Que nadie interprete estos ambiciosos enunciados como demagógicas declaraciones que buscan el fácil aplauso. Son compromisos de gobierno, contraídos ciertamente en una época erizada de dificultades, pero, sin duda alguna, realizables. No hemos pretendido eludir riesgos ni he venido a ofrecer fórmulas mágicas, sino a pediros que os hagáis partícipes de una empresa que reclama vuestro entusiasmo.
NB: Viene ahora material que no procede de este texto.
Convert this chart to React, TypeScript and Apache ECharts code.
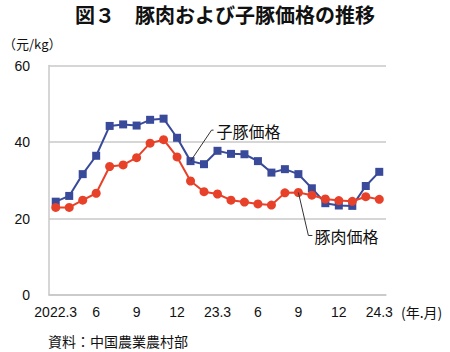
import React, { useEffect, useRef } from "react";
import * as echarts from "echarts";

const categories = [
  "2022.3", "4", "5", "6", "7", "8", "9", "10", "11", "12",
  "23.1", "2", "23.3", "4", "5", "6", "7", "8", "9", "10", "11", "12",
  "24.1", "2", "24.3",
];
const tickIndices = [0, 3, 6, 9, 12, 15, 18, 21, 24];
const piglet = [
  24.4, 25.9, 31.6, 36.4, 44.2, 44.6, 44.3, 45.8, 46.1, 41.1, 35.0, 34.2,
  37.7, 36.9, 36.8, 35.0, 32.0, 32.9, 31.6, 27.9, 24.0, 23.4, 23.3, 28.5, 32.2,
];
const pork = [
  22.9, 22.9, 24.8, 26.6, 33.6, 34.0, 35.9, 39.7, 40.6, 36.1, 29.8, 27.0,
  26.4, 24.8, 24.3, 23.8, 23.5, 26.7, 26.8, 26.1, 25.1, 24.7, 24.5, 25.7, 25.0,
];
const yTicks = [0, 20, 40, 60];

const BLUE = "#3a4a9a";
const RED = "#e8412a";
const FONT = "'Liberation Sans', 'Noto Sans CJK JP', sans-serif";
const JFONT = "'Noto Sans CJK JP', sans-serif";

export default function App() {
  const ref = useRef<HTMLDivElement>(null);
  useEffect(() => {
    if (!ref.current) return;
    const chart = echarts.init(ref.current, undefined, { renderer: "svg" });
    const staticGraphics = [
      {
        id: "title",
        type: "text",
        left: "center",
        top: 4,
        style: {
          text: "図３　豚肉および子豚価格の推移",
          fontSize: 20,
          fontWeight: "bold",
          fontFamily: JFONT,
          fill: "#111",
        },
      },
      {
        id: "yunit",
        type: "text",
        x: 3,
        y: 43,
        style: {
          text: "（元/kg）",
          fontSize: 13,
          fontFamily: JFONT,
          fill: "#111",
          verticalAlign: "middle",
        },
      },
      {
        id: "xunit",
        type: "text",
        x: 401,
        y: 312,
        style: {
          text: "(年.月)",
          fontSize: 14,
          fontFamily: JFONT,
          fill: "#111",
          align: "left",
          verticalAlign: "middle",
        },
      },
      {
        id: "source",
        type: "text",
        x: 48,
        y: 341,
        style: {
          text: "資料：中国農業農村部",
          fontSize: 14,
          fontFamily: JFONT,
          fill: "#111",
          verticalAlign: "middle",
        },
      },
    ];
    chart.setOption({
      animation: false,
      backgroundColor: "#ffffff",
      grid: { left: 49, right: 64, top: 65.5, bottom: 57, containLabel: false },
      xAxis: {
        type: "category",
        data: categories,
        boundaryGap: true,
        axisLine: { show: true, lineStyle: { color: "#c8c8c8", width: 1.5 } },
        axisTick: { show: false },
        axisLabel: {
          interval: (i: number) => tickIndices.includes(i),
          color: "#111",
          fontSize: 14,
          fontFamily: FONT,
          margin: 10,
        },
        splitLine: { show: false },
      },
      yAxis: {
        type: "value",
        min: yTicks[0],
        max: yTicks[yTicks.length - 1],
        interval: 20,
        axisLine: { show: true, lineStyle: { color: "#c8c8c8", width: 1.5 } },
        axisTick: { show: false },
        axisLabel: { color: "#111", fontSize: 14, fontFamily: FONT, margin: 19 },
        splitLine: { show: true, lineStyle: { color: "#c8c8c8", width: 1.5 } },
      },
      series: [
        {
          name: "子豚価格",
          type: "line",
          data: piglet,
          symbol: "rect",
          symbolSize: 8,
          showSymbol: true,
          showAllSymbol: true,
          lineStyle: { color: BLUE, width: 2 },
          itemStyle: { color: BLUE },
        },
        {
          name: "豚肉価格",
          type: "line",
          data: pork,
          symbol: "circle",
          symbolSize: 9,
          showSymbol: true,
          showAllSymbol: true,
          lineStyle: { color: RED, width: 2 },
          itemStyle: { color: RED },
        },
      ],
      graphic: staticGraphics,
    });

    const p1 = chart.convertToPixel({ seriesIndex: 0 }, [10, piglet[10]]) as number[];
    const p2 = chart.convertToPixel({ seriesIndex: 1 }, [18, pork[18]]) as number[];
    chart.setOption({
      graphic: [
        ...staticGraphics,
        {
          id: "lead1",
          type: "polyline",
          shape: {
            points: [
              [p1[0], p1[1]],
              [p1[0] + 21, p1[1] - 31],
              [p1[0] + 23, p1[1] - 31],
            ],
          },
          style: { stroke: "#333", lineWidth: 1, fill: null },
          z: 10,
        },
        {
          id: "label1",
          type: "text",
          x: p1[0] + 26,
          y: p1[1] - 30,
          style: {
            text: "子豚価格",
            fontSize: 16,
            fontFamily: JFONT,
            fill: "#111",
            verticalAlign: "middle",
          },
          z: 10,
        },
        {
          id: "lead2",
          type: "polyline",
          shape: {
            points: [
              [p2[0], p2[1]],
              [p2[0] + 10, p2[1] + 43],
              [p2[0] + 14, p2[1] + 43],
            ],
          },
          style: { stroke: "#333", lineWidth: 1, fill: null },
          z: 10,
        },
        {
          id: "label2",
          type: "text",
          x: p2[0] + 16,
          y: p2[1] + 44,
          style: {
            text: "豚肉価格",
            fontSize: 16,
            fontFamily: JFONT,
            fill: "#111",
            verticalAlign: "middle",
          },
          z: 10,
        },
      ],
    });

    return () => chart.dispose();
  }, []);
  return <div ref={ref} style={{ width: 450, height: 352, position: "absolute", left: 0, top: 0 }} />;
}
En medio de la alborotada y disonante gritería de quienes nada o muy poco representan hemos podido percibir, a lo largo de estos meses, una clara significación en la silenciosa, serena y ejemplar actitud del pueblo. Desde lo más profundo de nuestro corazón, gracias por cuanto por nosotros tiene de estímulo y apoyo. No quiero para mis esfuerzos, para mi voluntad de servir, para mi ferviente deseo de acertar otra recompensa que vuestro afecto y comprensión. Sabéis que mientras el Rey me honre con su confianza y aprecio, no desmayaré en servirle y serviros con inquebrantable lealtad y total entrega, porque así sirvo a mi Patria.
No es tiempo de temores, tristezas ni desganas. Es el tiempo de la esperanza y el optimismo fecundo; es el tiempo de afirmar la mano en la mancera y seguir incansables ante el surco. Perdimos al veterano Capitán que nos llevó a las más limpias victorias. Seguimos hoy con fe y entusiasmo al joven Capitán que nos conducirá a metas de grandeza, libertad, dignidad y paz. Contamos definitivamente con un Capitán que nunca nos faltará porque encarna una institución que, secularmente enraizada en la nación, se prolongará en el futuro para bien de todos los españoles. Por España y con el Rey participemos con plena conciencia del valor de nuestro trabajo en la noble y gran empresa común. Porque esto es, nada más y nada menos, hacer patria.